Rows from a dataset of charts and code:
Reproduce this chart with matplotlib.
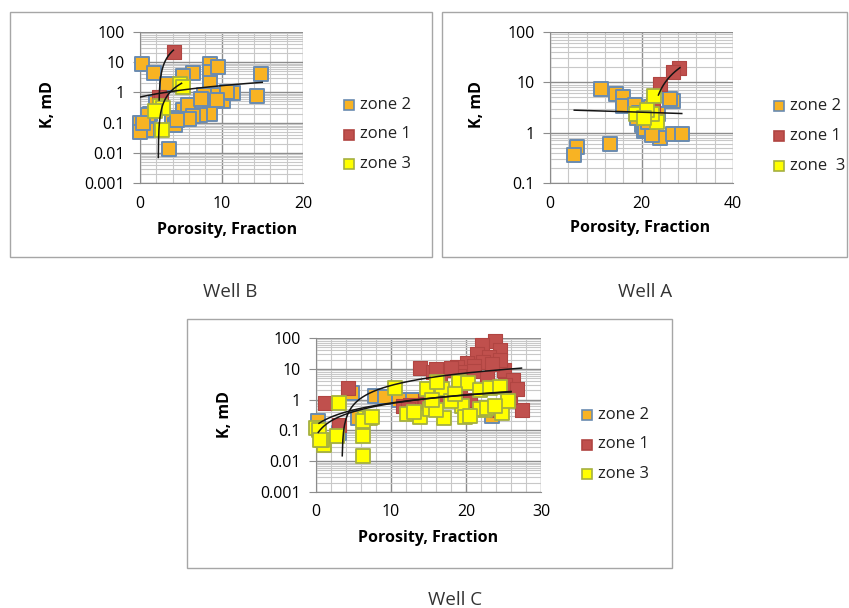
import numpy as np
import matplotlib
matplotlib.use("Agg")
import matplotlib.pyplot as plt
import matplotlib.ticker as ticker
from matplotlib.patches import Rectangle
from matplotlib.lines import Line2D

plt.rcParams['font.family'] = ['Open Sans', 'DejaVu Sans']

W, H = 849, 608

# ---- data ----
# Well B
b_z2_x = [0.3, 1.7, 3.3, 6.5, 8.6, 8.6, 9.6, 14.9, 8.6, 14.3, 10.2, 9.0, 11.4, 10.7, 7.8, 8.6, 8.6, 7.4,
          5.3, 5.9, 3.9, 1.2, 4.3, 0.8, 0.0, 0.0, 3.5, 6.5, 5.3, 7.5, 2.0, 1.0, 6.0, 4.6, 9.5, 0.4]
b_z2_y = [9, 4.5, 1.9, 4.5, 9, 4.9, 7, 4.2, 2, 0.78, 0.52, 0.8, 0.93, 1.05, 0.8, 0.38, 0.19, 0.18,
          0.26, 0.38, 0.14, 0.2, 0.083, 0.056, 0.1, 0.05, 0.013, 0.16, 3.5, 0.6, 0.45, 0.18, 0.13, 0.12, 0.55, 0.1]
b_z1_x = [4.2, 2.3, 2.6]
b_z1_y = [22, 0.7, 0.55]
b_z3_x = [4.9, 5.3, 2.4, 2.8, 2.7, 1.9]
b_z3_y = [1.9, 1.5, 0.35, 0.3, 0.055, 0.25]

# Well A
a_z2_x = [11.1, 14.4, 15.9, 16.0, 18.6, 19.5, 20.0, 20.6, 24.0, 26.9, 28.8, 26.9, 26.2, 6.0, 5.3,
          13.1, 20.8, 22.2, 22.0, 23.5, 21.5, 19.0]
a_z2_y = [7.4, 5.8, 5.2, 3.4, 3.6, 2.5, 1.4, 1.08, 0.78, 0.93, 0.93, 4.3, 4.7, 0.52, 0.36,
          0.59, 1.2, 0.89, 3.3, 2.4, 1.6, 2.0]
a_z1_x = [28.1, 26.9, 24.0, 22.5]
a_z1_y = [19, 16, 9.1, 3.6]
a_z3_x = [22.8, 23.3, 18.9, 22.2, 21.1, 20.5]
a_z3_y = [5.3, 1.6, 2.3, 2.3, 2.8, 2.0]

# Well C
c_z2_x = [4.8, 7.9, 9.2, 12.8, 23.4, 0.3, 3.0, 11.0, 5.6]
c_z2_y = [1.6, 1.3, 1.2, 0.95, 0.3, 0.2, 0.08, 1.0, 0.25]
c_z1_x = [23.9, 22.1, 24.5, 21.5, 23.0, 22.3, 20.1, 18.8, 17.0, 13.9, 15.6, 25.0, 26.3, 27.4, 25.9,
          1.2, 4.3, 3.0, 12.5, 11.6, 24.1, 25.9, 19.2, 14.8, 24.5, 21.0, 16.5, 19.5, 23.5,
          14.5, 12.2, 17.2, 19.0, 21.0, 16.0, 18.0, 25.2, 26.8, 22.8, 20.5]
c_z1_y = [80, 60, 40, 30, 25, 17, 15, 11.8, 9.2, 10.4, 8.1, 9, 4.4, 0.46, 1.2,
          0.76, 2.3, 0.15, 0.67, 0.6, 0.46, 2.0, 1.4, 0.75, 20, 12, 6, 8, 14,
          0.9, 0.5, 1.1, 6.0, 8.5, 9.5, 11.0, 3.0, 2.2, 5.0, 1.0]
c_z3_x = [0.0, 1.0, 0.8, 3.0, 2.8, 6.3, 6.3, 6.5, 7.2, 6.3, 10.5, 12.1, 13.9, 14.8, 16.8, 16.1, 19.0,
          20.3, 15.2, 17.0, 19.4, 19.9, 21.9, 23.2, 24.5, 22.5, 21.8, 24.8, 25.6, 0.4, 0.5, 7.5,
          18.0, 20.5, 16.0, 13.0, 22.8, 15.5, 18.5, 23.8]
c_z3_y = [0.12, 0.034, 0.05, 0.75, 0.066, 0.066, 0.015, 0.25, 0.26, 0.2, 2.3, 0.35, 0.28, 2.2, 2.2, 3.8, 3.8,
          3.5, 0.48, 0.25, 0.62, 0.28, 2.1, 2.3, 2.5, 0.46, 0.5, 0.36, 0.92, 0.1, 0.05, 0.27,
          0.9, 0.3, 0.45, 0.4, 0.55, 1.0, 1.5, 0.6]

# linear trend lines: (slope, intercept, x start, x end)
b_trends = [(0.097, 0.7, 0.0, 15.0), (13.97, -32.27, 2.35, 4.1), (0.70, -1.568, 2.25, 5.1)]
a_trends = [(-0.017, 2.89, 5.3, 28.8), (2.96, -64.55, 23.7, 28.4)]
c_trends = [(0.44, -1.525, 3.5, 27.4), (0.063, 0.145, 0.4, 26.0), (0.068, 0.066, 0.3, 26.0)]

labels = ['zone 2', 'zone 1', 'zone 3']

# ---- styles ----
Z2 = dict(c='#F8B323', edgecolors='#6A8BB0')
Z1 = dict(c='#C0504D', edgecolors='#B04542')
Z3 = dict(c='#FFFF00', edgecolors='#A5B040')


def fx(x):
    return x / W


def fy(y):
    return 1 - y / H


def draw_panel(fig, box, z2, z1, z3, trends, xmax, xmajor, xminor, ymin, legend_pos, lab3, axis_px, wlabel):
    left, top, right, bottom = box
    ax = fig.add_axes([fx(left), fy(bottom), fx(right - left), (bottom - top) / H])
    ax.set_yscale('log')
    ax.set_xlim(0, xmax)
    ax.set_ylim(ymin, 100)
    ax.xaxis.set_major_locator(ticker.MultipleLocator(xmajor))
    ax.xaxis.set_minor_locator(ticker.MultipleLocator(xminor))
    ax.yaxis.set_major_locator(ticker.LogLocator(base=10, numticks=20))
    ax.yaxis.set_minor_locator(ticker.LogLocator(base=10, subs=np.arange(2, 10), numticks=100))
    ax.yaxis.set_minor_formatter(ticker.NullFormatter())
    ax.yaxis.set_major_formatter(ticker.FuncFormatter(lambda v, _: f'{v:g}'))
    ax.grid(which='minor', color='#C8C8C8', lw=0.8)
    ax.grid(which='major', color='#8C8C8C', lw=1.0)
    ax.set_axisbelow(True)
    for s in ['top', 'right']:
        ax.spines[s].set_visible(False)
    for s in ['left', 'bottom']:
        ax.spines[s].set_color('#8C8C8C')
    ax.tick_params(which='minor', length=0)
    ax.tick_params(which='major', axis='y', length=5, color='#8C8C8C', labelsize=11.5, pad=6)
    ax.tick_params(which='major', axis='x', length=0, labelsize=11.5, pad=9)

    ms = 100
    ax.scatter(z2[0], z2[1], s=ms, marker='s', linewidths=1.4, zorder=3, clip_on=False, **Z2)
    ax.scatter(z1[0], z1[1], s=ms, marker='s', linewidths=0.8, zorder=4, clip_on=False, **Z1)
    ax.scatter(z3[0], z3[1], s=ms, marker='s', linewidths=1.3, zorder=5, clip_on=False, **Z3)

    for slope, icpt, x0, x1 in trends:
        xs = np.linspace(x0, x1, 300)
        ys = slope * xs + icpt
        ok = ys > 0
        ax.plot(xs[ok], ys[ok], color='#151515', lw=1.1, zorder=6)

    # axis titles
    ylx, yly, xlx, xly = axis_px
    fig.text(fx(ylx), fy(yly), 'K, mD', rotation=90, ha='center', va='center',
             fontsize=11.5, fontweight='bold')
    fig.text(fx(xlx), fy(xly), 'Porosity, Fraction', ha='center', va='center',
             fontsize=11.5, fontweight='bold')

    # legend
    lx, ly, dy = legend_pos
    for i, (st, lab) in enumerate(zip([Z2, Z1, Z3], [labels[0], labels[1], lab3])):
        y = ly + i * dy
        fig.add_artist(Line2D([fx(lx)], [fy(y)], marker='s', markersize=7.5,
                              markerfacecolor=st['c'], markeredgecolor=st['edgecolors'],
                              markeredgewidth=1.2, linestyle='none'))
        fig.text(fx(lx + 11), fy(y), lab, ha='left', va='center', fontsize=12, color='#222222')

    # well label
    wx, wy, wt = wlabel
    fig.text(fx(wx), fy(wy), wt, ha='center', va='center', fontsize=13.5, color='#333333')
    return ax


fig = plt.figure(figsize=(W / 100, H / 100), dpi=100)
fig.patch.set_facecolor('white')

# panel frames
for l, t, r, b in [(10, 12, 432, 257), (442, 12, 847, 257), (187, 319, 672, 568)]:
    fig.add_artist(Rectangle((fx(l), fy(b)), fx(r - l), (b - t) / H, fill=False,
                             edgecolor='#A6A6A6', lw=1.0, transform=fig.transFigure))

draw_panel(fig, (140, 32, 303, 183), (b_z2_x, b_z2_y), (b_z1_x, b_z1_y), (b_z3_x, b_z3_y),
           b_trends, 20, 10, 2, 0.001, (349, 105, 29.5), 'zone 3', (48, 105, 227, 230),
           (230, 292, 'Well B'))
draw_panel(fig, (550, 32, 733, 183), (a_z2_x, a_z2_y), (a_z1_x, a_z1_y), (a_z3_x, a_z3_y),
           a_trends, 40, 20, 4, 0.1, (779, 106, 30), 'zone  3', (477, 105, 640, 228),
           (645, 292, 'Well A'))
draw_panel(fig, (316, 338, 541, 492), (c_z2_x, c_z2_y), (c_z1_x, c_z1_y), (c_z3_x, c_z3_y),
           c_trends, 30, 10, 2, 0.001, (587, 415, 29.5), 'zone 3', (225, 415, 428, 538),
           (455, 600, 'Well C'))

fig.savefig('out.png', dpi=100)
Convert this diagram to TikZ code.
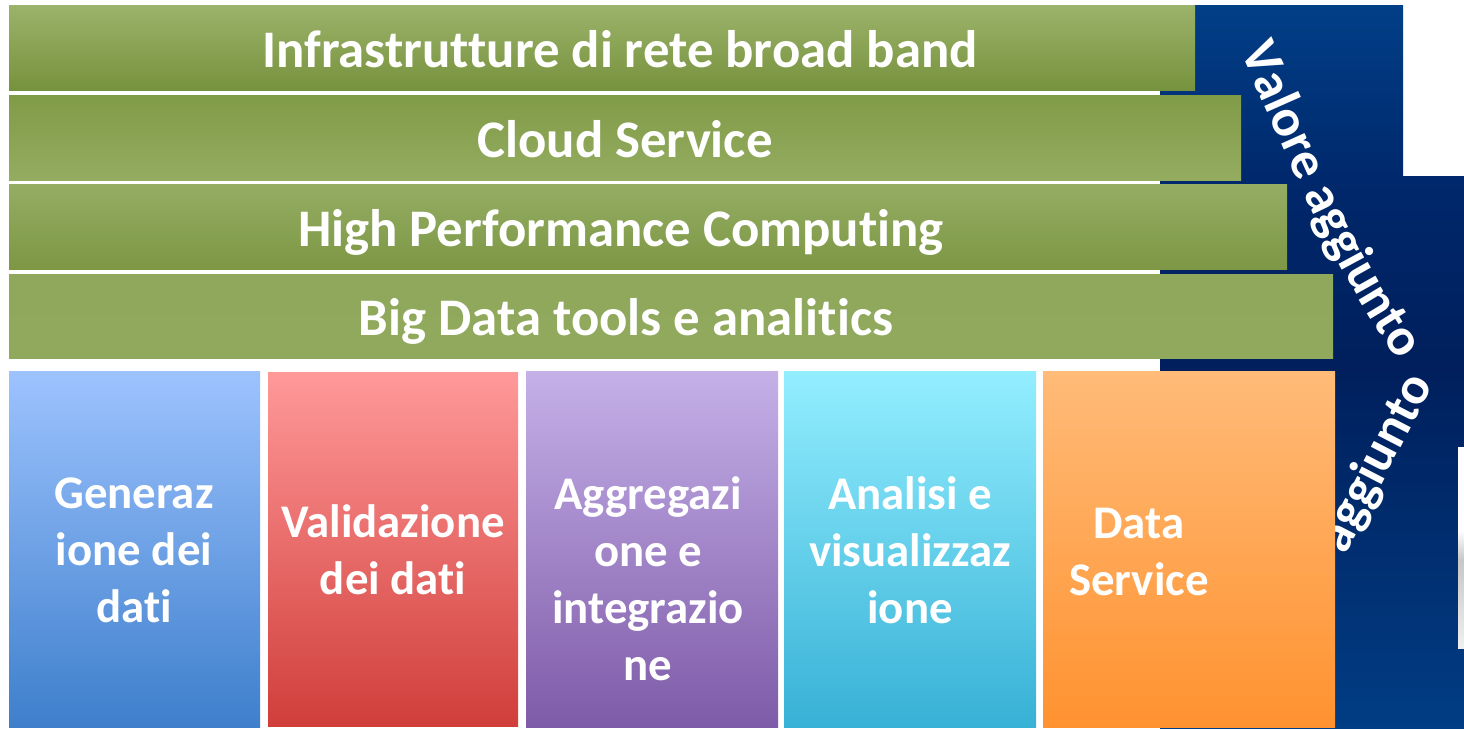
\documentclass[tikz,border=0pt]{standalone}
\usepackage{fontspec}
\setmainfont{Carlito}[Ligatures=NoCommon]
\usepackage{tikz}
\usetikzlibrary{decorations.text}

\definecolor{verdechiaro}{HTML}{9DB46C}
\definecolor{verdescuro}{HTML}{77933C}
\definecolor{blualto}{HTML}{013F87}
\definecolor{blumedio}{HTML}{00286C}
\definecolor{blunotte}{HTML}{001F5C}
\definecolor{blubasso}{HTML}{013D84}
\pgfdeclareverticalshading{fondoblu}{100bp}{color(0bp)=(blubasso); color(25bp)=(blubasso); color(50bp)=(blunotte); color(63bp)=(blumedio); color(75bp)=(blualto); color(100bp)=(blualto)}
\newcommand{\vfont}{\color{white}\fontsize{26.4}{31}\selectfont\bfseries}

\begin{document}
\begin{tikzpicture}[x=0.5pt,y=-0.5pt]
    \tikzstyle{bartext}=[text=white, inner sep=0pt, anchor=base, font=\fontsize{26.4}{31}\selectfont\bfseries]
    \tikzstyle{boxtext}=[text=white, inner sep=0pt, align=center, font=\fontsize{23.4}{28.5}\selectfont\bfseries]
    \tikzstyle{curva}=[decorate, decoration={text along path, text format delimiters={|}{|}, text align=left}]

    \useasboundingbox (0,0) rectangle (1464,729);

    % fondo blu
    \shade[shading=fondoblu]
        (1160,5) -- (1403,5) -- (1403,176) -- (1464,176) -- (1464,729) -- (1160,729) -- cycle;
    \fill[white] (1458,447) rectangle (1464,530);
    \shade[top color=white, bottom color=black!22] (1458,530) rectangle (1464,560);
    \shade[top color=black!22, bottom color=black!6] (1458,560) rectangle (1464,648);

    \path[curva, decoration={text={|\vfont|Valore aggiunto}}] (1240,51) .. controls (1289,160) and (1330,262) .. (1397,359);
    \path[curva, decoration={text={|\vfont|aggiunto}}] (1345,555) -- (1432,387);

    % barre
    \shade[top color={rgb,255:red,155;green,179;blue,106}, bottom color={rgb,255:red,119;green,146;blue,62}] (9,5) rectangle (1195,90);
    \shade[top color={rgb,255:red,128;green,155;blue,72}, middle color=verdechiaro, bottom color={rgb,255:red,148;green,172;blue,96}] (9,95) rectangle (1241,180);
    \shade[top color={rgb,255:red,148;green,173;blue,99}, middle color=verdescuro, bottom color={rgb,255:red,125;green,151;blue,69}] (9,184) rectangle (1287,269);
    \shade[top color={rgb,255:red,143;green,168;blue,91}, middle color=verdechiaro, bottom color={rgb,255:red,144;green,169;blue,92}] (9,274) rectangle (1333,358);

    \node[bartext] (infra) at (620,67) {Infrastrutture di rete broad band};
    \node[bartext] (cloud) at (625,157) {Cloud Service};
    \node[bartext] (hpc) at (621,246) {High Performance Computing};
    \node[bartext] (bigdata) at (626,335) {Big Data tools e analitics};

    % fasi
    \shade[top color={rgb,255:red,157;green,195;blue,254}, bottom color={rgb,255:red,62;green,127;blue,204}] (9,371) rectangle (260,727);
    \shade[top color={rgb,255:red,255;green,153;blue,153}, bottom color={rgb,255:red,208;green,62;blue,58}] (268,372) rectangle (518,726);
    \shade[top color={rgb,255:red,197;green,176;blue,232}, bottom color={rgb,255:red,126;green,91;blue,168}] (526,371) rectangle (778,727);
    \shade[top color={rgb,255:red,147;green,238;blue,255}, bottom color={rgb,255:red,55;green,177;blue,214}] (784,371) rectangle (1036,727);
    \shade[top color={rgb,255:red,255;green,187;blue,120}, bottom color={rgb,255:red,255;green,146;blue,48}] (1043,371) rectangle (1335,727);

    \node[boxtext] (gen) at (134,550) {Generaz\\ione dei\\dati};
    \node[boxtext] (val) at (393,550) {Validazione\\dei dati};
    \node[boxtext] (aggr) at (648,579) {Aggregazi\\one e\\integrazio\\ne};
    \node[boxtext] (anal) at (910,550) {Analisi e\\visualizzaz\\ione};
    \node[boxtext] (serv) at (1139,552) {Data\\Service};
\end{tikzpicture}
\end{document}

Task requirements:
Give again, word for word, every line from the top of the data above to the line holding "a_z3_y = [5.3, 1.6, 2.3, 2.3, 2.8, 2.0]", inclusive, with the pictures left out.

Solved problem:
Reproduce this chart with matplotlib.
import numpy as np
import matplotlib
matplotlib.use("Agg")
import matplotlib.pyplot as plt
import matplotlib.ticker as ticker
from matplotlib.patches import Rectangle
from matplotlib.lines import Line2D

plt.rcParams['font.family'] = ['Open Sans', 'DejaVu Sans']

W, H = 849, 608

# ---- data ----
# Well B
b_z2_x = [0.3, 1.7, 3.3, 6.5, 8.6, 8.6, 9.6, 14.9, 8.6, 14.3, 10.2, 9.0, 11.4, 10.7, 7.8, 8.6, 8.6, 7.4,
          5.3, 5.9, 3.9, 1.2, 4.3, 0.8, 0.0, 0.0, 3.5, 6.5, 5.3, 7.5, 2.0, 1.0, 6.0, 4.6, 9.5, 0.4]
b_z2_y = [9, 4.5, 1.9, 4.5, 9, 4.9, 7, 4.2, 2, 0.78, 0.52, 0.8, 0.93, 1.05, 0.8, 0.38, 0.19, 0.18,
          0.26, 0.38, 0.14, 0.2, 0.083, 0.056, 0.1, 0.05, 0.013, 0.16, 3.5, 0.6, 0.45, 0.18, 0.13, 0.12, 0.55, 0.1]
b_z1_x = [4.2, 2.3, 2.6]
b_z1_y = [22, 0.7, 0.55]
b_z3_x = [4.9, 5.3, 2.4, 2.8, 2.7, 1.9]
b_z3_y = [1.9, 1.5, 0.35, 0.3, 0.055, 0.25]

# Well A
a_z2_x = [11.1, 14.4, 15.9, 16.0, 18.6, 19.5, 20.0, 20.6, 24.0, 26.9, 28.8, 26.9, 26.2, 6.0, 5.3,
          13.1, 20.8, 22.2, 22.0, 23.5, 21.5, 19.0]
a_z2_y = [7.4, 5.8, 5.2, 3.4, 3.6, 2.5, 1.4, 1.08, 0.78, 0.93, 0.93, 4.3, 4.7, 0.52, 0.36,
          0.59, 1.2, 0.89, 3.3, 2.4, 1.6, 2.0]
a_z1_x = [28.1, 26.9, 24.0, 22.5]
a_z1_y = [19, 16, 9.1, 3.6]
a_z3_x = [22.8, 23.3, 18.9, 22.2, 21.1, 20.5]
a_z3_y = [5.3, 1.6, 2.3, 2.3, 2.8, 2.0]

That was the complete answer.